Terveen Gill is a welcome newcomer to Literally Stories and has been reading and commenting the work for a few weeks now. On top of that she has taken the time and interest to submit this Rerun. Thank you Terveen.
Si, Papi, two simple Spanish words, mostly spoken as resigned agreement. Yet their evolution through the story marks their grim significance. A girl caught between feuding parents well understands the language of hatred. Her want of a better father keeps her connected to his dire situation. What jumps out at the reader is the sexual abuse the girl endures at the hands of her stepfather, a predator, yet a doting husband to the girl’s mother.
The impact of the last paragraph sends the reader into a state of mournful and wishful thinking. The girl’s persisting hope and visualization of her father’s turnaround and recognition of his fatherly duty makes one want to forgive bloodshed in the name of vanquishing evil.
Q. There’s a resounding ache in this story depicting a daughter’s muted devotion towards her disgruntled father. Is this inspired by mere imagination or is there a touch of reality to it?
Q. You chose an ending that leaves a gruesome image in the reader’s mind. How confident were you of your story and writing skills to consider pulling this off?

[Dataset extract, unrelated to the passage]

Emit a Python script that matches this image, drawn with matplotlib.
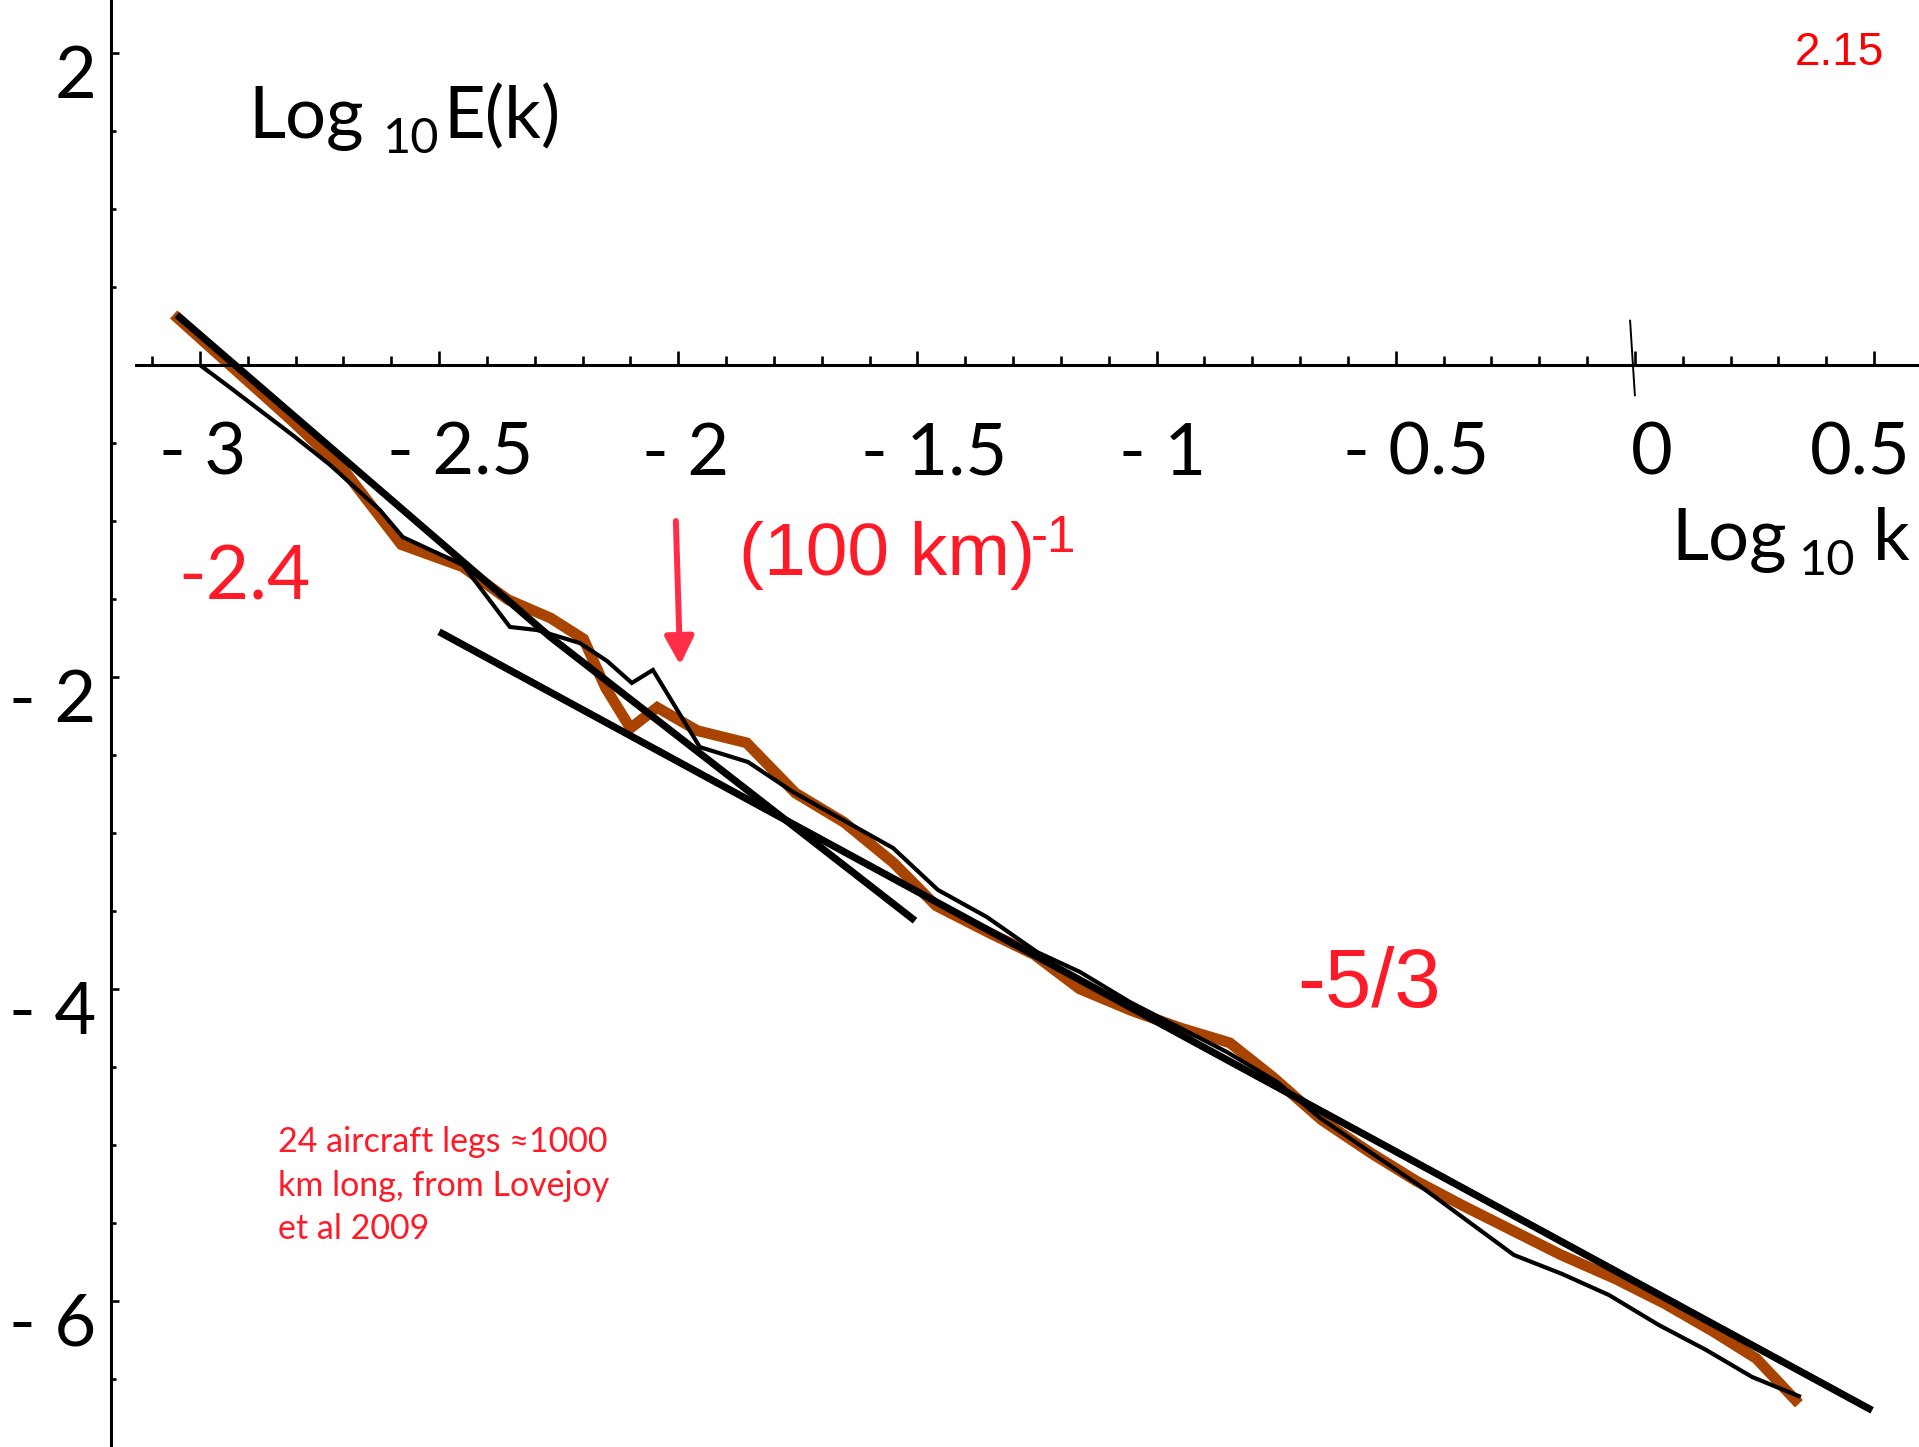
import matplotlib
matplotlib.use("Agg")
import numpy as np
import matplotlib.pyplot as plt
from matplotlib.ticker import FixedLocator
from matplotlib.transforms import ScaledTranslation

# ---------------- data (log10 k , log10 E(k)) ----------------
brown_x = [-3.055, -2.804, -2.697, -2.579, -2.451, -2.356, -2.267, -2.198, -2.152,
           -2.100, -2.044, -1.960, -1.857, -1.755, -1.653, -1.550, -1.461, -1.351,
           -1.256, -1.161, -1.051, -0.949, -0.847, -0.757, -0.655, -0.552, -0.457,
           -0.360, -0.258, -0.156, -0.040, 0.062, 0.164, 0.254, 0.343]
brown_y = [0.324, -0.367, -0.681, -1.151, -1.293, -1.504, -1.622, -1.756, -2.069,
           -2.328, -2.195, -2.344, -2.422, -2.744, -2.932, -3.191, -3.466, -3.638,
           -3.779, -3.999, -4.140, -4.251, -4.345, -4.564, -4.839, -5.051, -5.231,
           -5.388, -5.545, -5.702, -5.859, -6.016, -6.196, -6.369, -6.659]

thin_x = [-3.000, -2.944, -2.806, -2.728, -2.624, -2.576, -2.450, -2.352, -2.295,
          -2.206, -2.149, -2.097, -2.053, -1.955, -1.854, -1.760, -1.551, -1.457,
          -1.355, -1.250, -1.160, -1.056, -0.853, -0.748, -0.658, -0.560, -0.449,
          -0.253, -0.152, -0.054, 0.050, 0.149, 0.245, 0.347]
thin_y = [0.000, -0.128, -0.450, -0.640, -0.929, -1.103, -1.282, -1.679, -1.699,
          -1.782, -1.897, -2.038, -1.955, -2.449, -2.545, -2.737, -3.096, -3.365,
          -3.538, -3.763, -3.891, -4.083, -4.404, -4.596, -4.827, -5.032, -5.263,
          -5.705, -5.827, -5.962, -6.154, -6.314, -6.487, -6.615]

fit_steep_x = [-3.048, -2.268, -1.505]
fit_steep_y = [0.321, -1.742, -3.562]
fit_k53_x = [-2.500, 0.496]
fit_k53_y = [-1.710, -6.701]

zero_mark_x = [-0.010, 0.000]
zero_mark_y = [0.284, -0.194]

arrow_tail = (-2.005, -1.000)
arrow_tip = (-1.996, -1.923)

xtick_vals = [-3, -2.5, -2, -1.5, -1, -0.5, 0, 0.5]
xtick_labels = ["- 3", "- 2.5", "- 2", "- 1.5", "- 1", "- 0.5", "0", "0.5"]
ytick_vals = [-6, -4, -2, 2]
ytick_labels = ["- 6", "- 4", "- 2", "2"]

# ---------------- figure ----------------
W, H = 1919, 1447
DPI = 100
fig = plt.figure(figsize=(W / DPI, H / DPI), dpi=DPI)
ax = fig.add_axes([0, 0, 1, 1])
ax.set_xlim(-3.418, 0.594)
ax.set_ylim(-6.936, 2.340)

FONT = ["Lato", "DejaVu Sans"]
ARIAL = ["Liberation Sans", "DejaVu Sans"]
BROWN = "#A94400"
RED = "#FF1A28"

for s in ("top", "right"):
    ax.spines[s].set_visible(False)
ax.spines["left"].set_position(("data", -3.186))
ax.spines["bottom"].set_position(("data", 0))
ax.spines["bottom"].set_bounds(-3.134, 0.594)
ax.spines["left"].set_linewidth(2.2)
ax.spines["bottom"].set_linewidth(2.2)

ax.xaxis.set_major_locator(FixedLocator(xtick_vals))
ax.set_xticklabels(xtick_labels)
minor_x = [v / 10 for v in range(-31, 6) if v % 5 != 0]
ax.xaxis.set_minor_locator(FixedLocator(minor_x))
ax.yaxis.set_major_locator(FixedLocator(ytick_vals))
ax.set_yticklabels(ytick_labels)
minor_y = [v / 2 for v in range(-13, 5) if v % 4 != 0]
ax.yaxis.set_minor_locator(FixedLocator(minor_y))

ax.tick_params(axis="x", which="major", direction="in", length=10, width=1.9,
               pad=79, labelsize=52)
ax.tick_params(axis="x", which="minor", direction="in", length=6.2, width=1.9)
ax.tick_params(axis="y", which="major", direction="in", length=5.5, width=1.9,
               pad=10.4, labelsize=52)
ax.tick_params(axis="y", which="minor", direction="in", length=3.5, width=1.9)

xoff_px = [46, 94, 51, 90, 50, 93, 38, 37]
for lab, dx in zip(ax.get_xticklabels(), xoff_px):
    lab.set_fontfamily(FONT)
    lab.set_ha("right")
    lab.set_va("baseline")
    lab.set_transform(lab.get_transform() + ScaledTranslation(dx / DPI, 0, fig.dpi_scale_trans))
for lab in ax.get_yticklabels():
    lab.set_fontfamily(FONT)
    lab.set_va("baseline")
    lab.set_transform(lab.get_transform() + ScaledTranslation(0, -45 / DPI, fig.dpi_scale_trans))

# ---------------- lines ----------------
ax.plot(brown_x, brown_y, color=BROWN, lw=7.8, solid_capstyle="butt",
        solid_joinstyle="miter", zorder=2)
ax.plot(thin_x, thin_y, color="black", lw=3.0, solid_capstyle="butt",
        solid_joinstyle="miter", zorder=3)
ax.plot(fit_steep_x, fit_steep_y, color="black", lw=5.2, solid_capstyle="butt", zorder=4)
ax.plot(fit_k53_x, fit_k53_y, color="black", lw=5.2, solid_capstyle="butt", zorder=4)
ax.plot(zero_mark_x, zero_mark_y, color="black", lw=1.4, zorder=5)

ax.annotate("", xy=arrow_tip, xytext=arrow_tail,
            arrowprops=dict(arrowstyle="-|>,head_length=17,head_width=8.8",
                            mutation_scale=1, color="#FF2D46", lw=4.3,
                            shrinkA=0, shrinkB=0))

# ---------------- text ----------------
def ftext(px, py, s, **kw):
    fig.text(px / W, 1 - py / H, s, ha="left", va="baseline", **kw)

ftext(248, 138, "Log", fontsize=52, family=FONT, color="black")
ftext(383, 153, "10", fontsize=35, family=FONT, color="black")
ftext(443, 138, "E(k)", fontsize=52, family=FONT, color="black")

ftext(1671, 560, "Log", fontsize=52, family=FONT, color="black")
ftext(1799, 575, "10", fontsize=35, family=FONT, color="black")
ftext(1873, 560, "k", fontsize=52, family=FONT, color="black")

ftext(178, 600, "-2.4", fontsize=54, family=FONT, color=RED)
ftext(739, 575, "(100 km)", fontsize=54, family=ARIAL, color=RED)
ftext(1031, 552, "-1", fontsize=37, family=ARIAL, color=RED)
ftext(1297, 1007, "-5/3", fontsize=60, family=ARIAL, color=RED)
ftext(1795, 65, "2.15", fontsize=33, family=ARIAL, color="#FF0000")

note_lines = ["24 aircraft legs \u22481000", "km long, from Lovejoy", "et al 2009"]
for i, line in enumerate(note_lines):
    ftext(278, 1152 + 43.5 * i, line, fontsize=24.5, family=FONT, color=RED)

fig.savefig("out.png", dpi=DPI, facecolor="white")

I remember sitting at a pub when I wrote this. As far as truth, there is always truth in every story. I knew someone long ago who didn’t speak Spanish like her father so would answer “Si, Papi” without knowing what he’d ask. That’s about where the truth ends and fiction begins. As far as the hubris to choose that ending, it truly came to me on those rare and fleeting occasions of inspiration that we all search for but can only come organically. It just felt right.